La conservazione dei pesci a basse temperature è in grado di rallentare in misura consistente la produzione di istamina da parte dei batteri. Questo richiede grande attenzione, da parte di tutti i protagonisti della filiera dei prodotti ittici, nel rispetto della catena del freddo: dal momento della cattura, alle diverse fasi di commercializzazione, al trasporto sino all’esposizione per la vendita al consumatore.  Anche il cittadino ha però grandi responsabilità: in molti casi infatti le caratteristiche dell’alimento ottimali al momento dell’acquisto sono alterate da comportamenti scorretti durante il trasporto dal punto vendita a casa e nella conservazione presso il proprio domicilio. È quindi importante, oltre ad un acquisto attento che valuti lo stato di freschezza (ad esempio per i pesci: occhio convesso, colore lucido) e come il prodotto è esposto (su banco refrigerato, con abbondante ghiaccio sotto ed intorno), l’adozione di precauzioni da parte del consumatore per conservare inalterate le caratteristiche del pesce durante il trasporto a casa (evitare soste al sole e impiegare borse termiche con i siberini) e per la successiva conservazione in frigorifero in attesa di essere cucinato al più presto.

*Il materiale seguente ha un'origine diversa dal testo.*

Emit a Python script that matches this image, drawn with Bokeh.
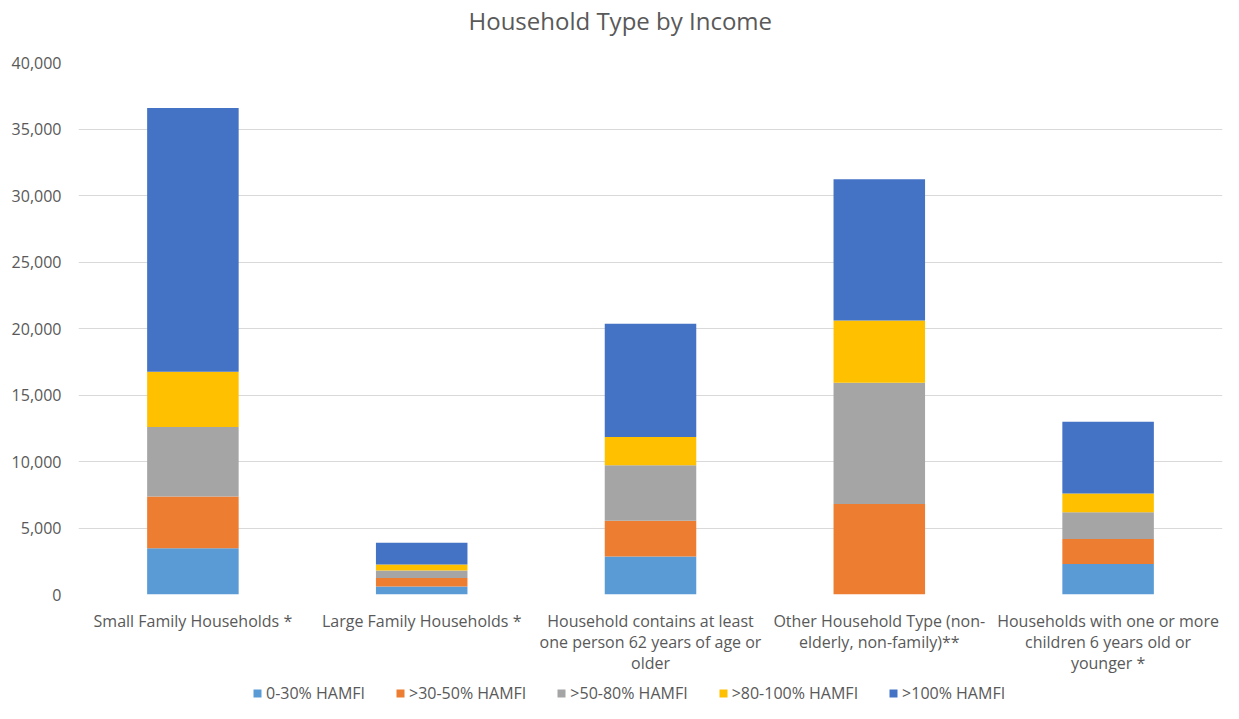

La valutazione della freschezza e dello stato di conservazione dei prodotti ittici può avvenire attraverso metodi: sensoriali, fisici, chimici e microbiologici.

I metodi sensoriali consentono di valutare tutte le caratteristiche organolettiche del pesce percepite dai 5 sensi umani. Attualmente in Europa il metodo ufficiale per la valutazione sensoriale dello stato di freschezza dei prodotti ittici (applicabile però solo per il pesce bianco, il pesce azzurro, alcuni crostacei e la seppia) è quello disciplinato dal Regolamento CE 2406/96 che suddivide i prodotti ittici in 4 categorie (Extra, A, B e non idoneo) in base al loro grado di freschezza.

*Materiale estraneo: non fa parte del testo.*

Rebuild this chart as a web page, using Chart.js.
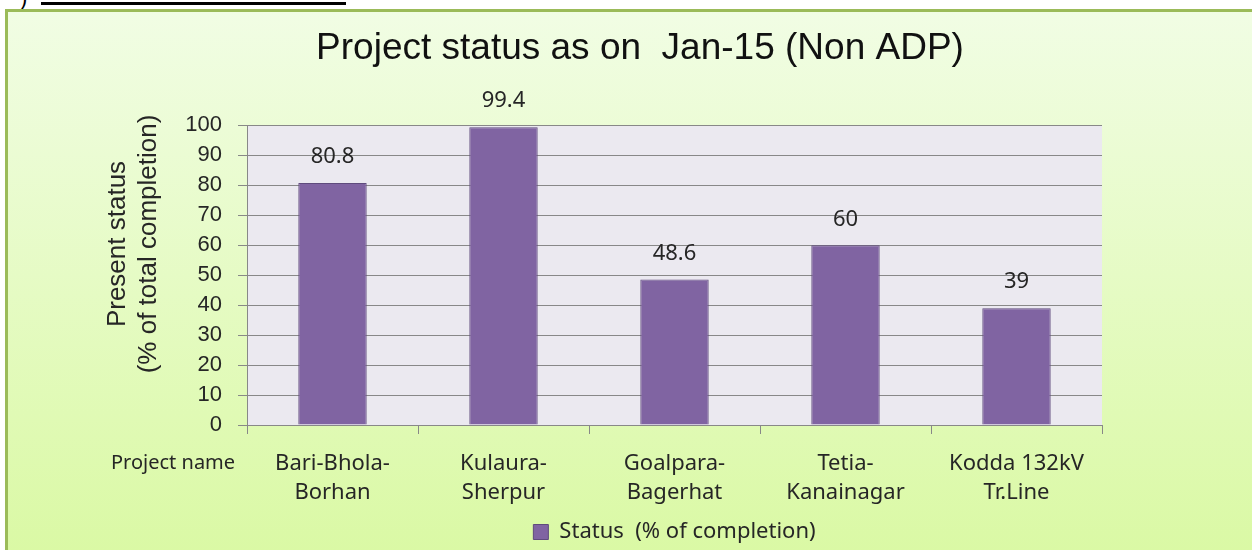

I metodi fisici usati per valutare lo stato di freschezza dei prodotti ittici si basano sulla misurazione della conducibilità e impedenza elettrica muscolare. Gli strumenti utilizzati misurano l’integrità cellulare dei tessuti, rilevando i cambiamenti delle proprietà dielettriche che avvengono nel corso della degradazione del muscolo del pesce. Le proprietà dielettriche della pelle e del muscolo, infatti, si alterano all’aumentare del tempo di stoccaggio e sono correlate a variazioni delle caratteristiche sensoriali del pesce.

Tra i metodi chimici, utilizzati nel nostro laboratorio analisi, ci sono quelli per la ricerca di AZOTO BASICO VOLATILE TOTALE (abvt) e di TMA (trimetilamina) previsti dal Reg. CE 854/2004 in caso di sospetto della freschezza del pesce.

Il metodo per la determinazione dell’azoto basico totale si basa sulla misura della frazione dell’azoto prodotto da enzimi e batteri che demoliscono le proteine muscolari, durante i processi di deterioramento del prodotto ittico. Il Reg. CE 2074/2005 individua le specie ittiche per le quali è fissato un valore limite di ABVT, stabilisce i rispettivi valori limite delle concentrazioni e fornisce indicazioni sui metodi di analisi di riferimento per la determinazione di tali concentrazioni. La trimetilamina (TMA), invece, è una delle basi azotate volatili che si formano durante i processi alterativi dei prodotti ittici, dopo la loro morte. In genere ad elevate quantità di TMAO (ossido della TMA), corrisponde sempre un migliore stato di conservazione del prodotto, soprattutto se a tale dato è associata una bassa concentrazioni di TMA. Il tenore di TMA, infatti, aumenta nel corso del periodo di conservazione, mentre subisce una graduale diminuzione nella fase di putrefazione del prodotto parallelamente alla riduzione di TMAO.